An even more dramatic illustration: car sales in Japan in 2011 dipped by 15%. Japan experts say preference for public transport (for environment and cost reasons) combined with an ageing population is impacting car sales in Japan.

Global M&As

Domestic market performance has brought home the message to Japan Inc that the future of their businesses lies outside. This realisation is already showing up in numbers. Last year, Japan saw a record number of outbound mergers and acquisitions transactions, the highest in its history, valued at $88 billion-plus. And this M&A figure is not just quantitatively impressive, the qualitative dimensions of outbound Japanese investment in 2011 tell an even more interesting story.



India Over China

As in almost everything to do with India and business, there's the India-China debate. India now appears to have some advantages vis-a-vis China, which of course remains the bigger market for Japanese products.

The first Indian advantage is the already huge presence of Japan Inc in China. There are 8,000 Japanese companies in Shanghai alone compared to 1,000 in India. Second, India has a political advantage over China. Sino-Japanese ties are marked with distrust and suspicion. Indo-Japanese ties aren't.

In 2008-09 and 2009-10, Indo-Japanese trade was stuck at around $10 billion. In 2010-11, the figure moved up to $14 billion. Bilateral trade is likely to cross $16 billion in 2011-12, and the target for 2014-15 is $25 billion, according to Ficci.
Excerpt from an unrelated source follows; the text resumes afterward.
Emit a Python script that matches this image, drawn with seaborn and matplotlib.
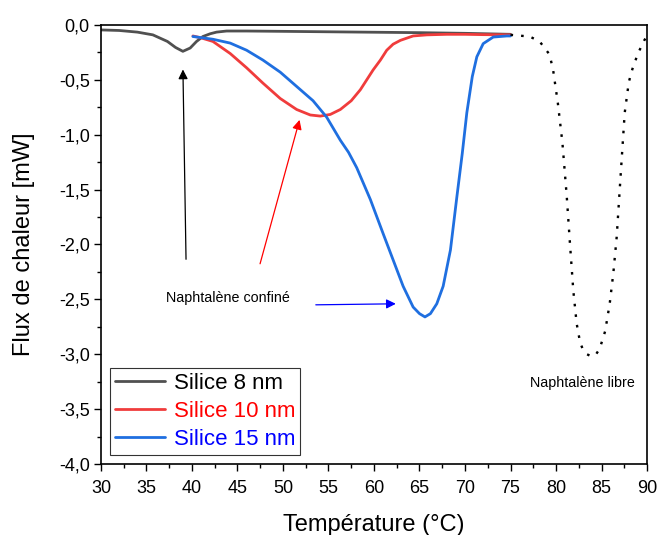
import matplotlib
matplotlib.use("Agg")
import matplotlib.pyplot as plt
from matplotlib.ticker import MultipleLocator, FuncFormatter
import seaborn as sns
import pandas as pd

# ---- data ----
t_8nm = [30, 32, 34, 35.7, 37.3, 38.2, 39.0, 39.8, 40.5, 41.2, 42.0, 42.7, 43.8, 46, 50, 55, 60, 65, 70, 75]
y_8nm = [-0.045, -0.05, -0.065, -0.09, -0.15, -0.205, -0.24, -0.21, -0.15, -0.105, -0.08, -0.065,
         -0.055, -0.055, -0.058, -0.062, -0.066, -0.07, -0.076, -0.085]

t_10nm = [40.1, 40.9, 42.3, 44.2, 46.0, 47.8, 49.7, 51.5, 53.0, 54.1, 55.2, 56.3, 57.5, 58.5, 59.9,
          60.7, 61.4, 62.1, 62.9, 64.3, 65.8, 68, 70, 72, 75]
y_10nm = [-0.10, -0.115, -0.15, -0.26, -0.39, -0.53, -0.67, -0.77, -0.82, -0.83, -0.815, -0.77, -0.69,
          -0.59, -0.41, -0.32, -0.23, -0.175, -0.14, -0.10, -0.09, -0.085, -0.085, -0.088, -0.09]

t_15nm = [40.1, 42.3, 44.2, 46.0, 47.8, 49.7, 51.5, 53.3, 54.8, 56.3, 57.2, 58.1, 59.6, 61.0, 62.1, 63.2,
          64.3, 65.0, 65.6, 66.2, 66.9, 67.6, 68.4, 69.1, 69.7, 70.2, 70.8, 71.3, 72.0, 73.1, 74.6, 75]
y_15nm = [-0.105, -0.13, -0.165, -0.23, -0.32, -0.43, -0.56, -0.69, -0.84, -1.05, -1.16, -1.30, -1.59,
          -1.90, -2.14, -2.38, -2.57, -2.63, -2.66, -2.63, -2.54, -2.38, -2.05, -1.57, -1.17, -0.80,
          -0.47, -0.29, -0.17, -0.11, -0.10, -0.10]

t_libre = [75, 77.1, 78.2, 79.3, 79.7, 80.2, 80.7, 81.17, 81.54, 81.9, 82.27, 82.64, 82.97, 83.4, 83.9,
           84.4, 84.8, 85.4, 85.9, 86.3, 86.67, 87.0, 87.25, 87.55, 88.0, 88.4, 89.0, 89.7, 90.0]
y_libre = [-0.09, -0.105, -0.15, -0.27, -0.42, -0.71, -1.07, -1.55, -2.0, -2.42, -2.72, -2.89, -2.96,
           -3.0, -3.02, -3.0, -2.95, -2.79, -2.54, -2.26, -1.93, -1.50, -1.18, -0.80, -0.52, -0.40,
           -0.26, -0.14, -0.10]

series_labels = ["Silice 8 nm", "Silice 10 nm", "Silice 15 nm"]
line_colors = ["#505050", "#f03c3c", "#1f6fe0"]
text_colors = ["#000000", "#ff0000", "#0000ff"]

x_ticks = [30, 35, 40, 45, 50, 55, 60, 65, 70, 75, 80, 85, 90]

# ---- plot ----
sns.set_style("white")
plt.rcParams["font.family"] = ["Liberation Sans", "DejaVu Sans"]
plt.rcParams["text.color"] = "black"
plt.rcParams["axes.labelcolor"] = "black"
plt.rcParams["xtick.color"] = "black"
plt.rcParams["ytick.color"] = "black"

fig = plt.figure(figsize=(6.57, 5.35), dpi=100)
ax = fig.add_axes([0.1537, 0.1327, 0.8311, 0.8206])

df8 = pd.DataFrame({"T": t_8nm, "Y": y_8nm})
df10 = pd.DataFrame({"T": t_10nm, "Y": y_10nm})
df15 = pd.DataFrame({"T": t_15nm, "Y": y_15nm})
dfl = pd.DataFrame({"T": t_libre, "Y": y_libre})

for df, lab, col in zip([df8, df10, df15], series_labels, line_colors):
    sns.lineplot(data=df, x="T", y="Y", ax=ax, color=col, lw=2.0, label=lab, sort=False)
sns.lineplot(data=dfl, x="T", y="Y", ax=ax, color="black", lw=1.7, sort=False,
             linestyle=(0, (1.1, 3.4)), legend=False)

ax.set_xlim(30, 90)
ax.set_ylim(-4.0, 0.0)
ax.set_xticks(x_ticks)
ax.xaxis.set_minor_locator(MultipleLocator(2.5))
ax.yaxis.set_major_locator(MultipleLocator(0.5))
ax.yaxis.set_minor_locator(MultipleLocator(0.25))
ax.yaxis.set_major_formatter(FuncFormatter(lambda v, p: f"{v:.1f}".replace(".", ",").replace("-0,0", "0,0")))
ax.tick_params(axis="both", which="major", direction="out", length=5, width=1.0,
               labelsize=13, bottom=True, left=True, top=False, right=False, pad=3)
ax.tick_params(axis="x", which="major", pad=6.5)
ax.tick_params(axis="both", which="minor", direction="out", length=3, width=1.0,
               bottom=True, left=True, top=False, right=False)
for s in ax.spines.values():
    s.set_color("black")
    s.set_linewidth(1.2)

ax.set_xlabel("Température (°C)", fontsize=17, labelpad=12)
ax.set_ylabel("Flux de chaleur [mW]", fontsize=17, labelpad=17)

# annotations
ax.annotate("", xy=(39.0, -0.38), xytext=(39.35, -2.16),
            arrowprops=dict(arrowstyle="-|>", color="black", lw=0.9, mutation_scale=14))
ax.annotate("", xy=(51.9, -0.84), xytext=(47.4, -2.20),
            arrowprops=dict(arrowstyle="-|>", color="red", lw=0.9, mutation_scale=14))
ax.annotate("", xy=(62.7, -2.54), xytext=(53.3, -2.55),
            arrowprops=dict(arrowstyle="-|>", color="blue", lw=0.9, mutation_scale=14))
ax.text(37.1, -2.49, "Naphtalène confiné", fontsize=10.3, va="center", ha="left")
ax.text(77.1, -3.26, "Naphtalène libre", fontsize=10.3, va="center", ha="left")

leg = ax.legend(loc="lower left", bbox_to_anchor=(0.0165, 0.0205), borderaxespad=0,
                fontsize=16, frameon=True, fancybox=False, handlelength=2.25,
                handletextpad=0.4, labelspacing=0.32, borderpad=0.22)
leg.get_frame().set_edgecolor("black")
leg.get_frame().set_linewidth(0.8)
for txt, c in zip(leg.get_texts(), text_colors):
    txt.set_color(c)

fig.savefig("out.png", dpi=100)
The third reason India looks more favourable than China is that Japan Inc can build things that India desperately needs. Japanese companies can contribute significantly in infrastructure like the Delhi-Mumbai industrial corridor.

Invest in India?

The big questions though are will Japanese companies set up local manufacturing bases and significantly scale up their managerial presence? Bar the auto majors who are in India, most Japanese companies still aren't talking about investment in plants here. Most of them are importing products from China, Thailand and Japan.
But Investing in India may be the next stage, say Japan Inc watchers.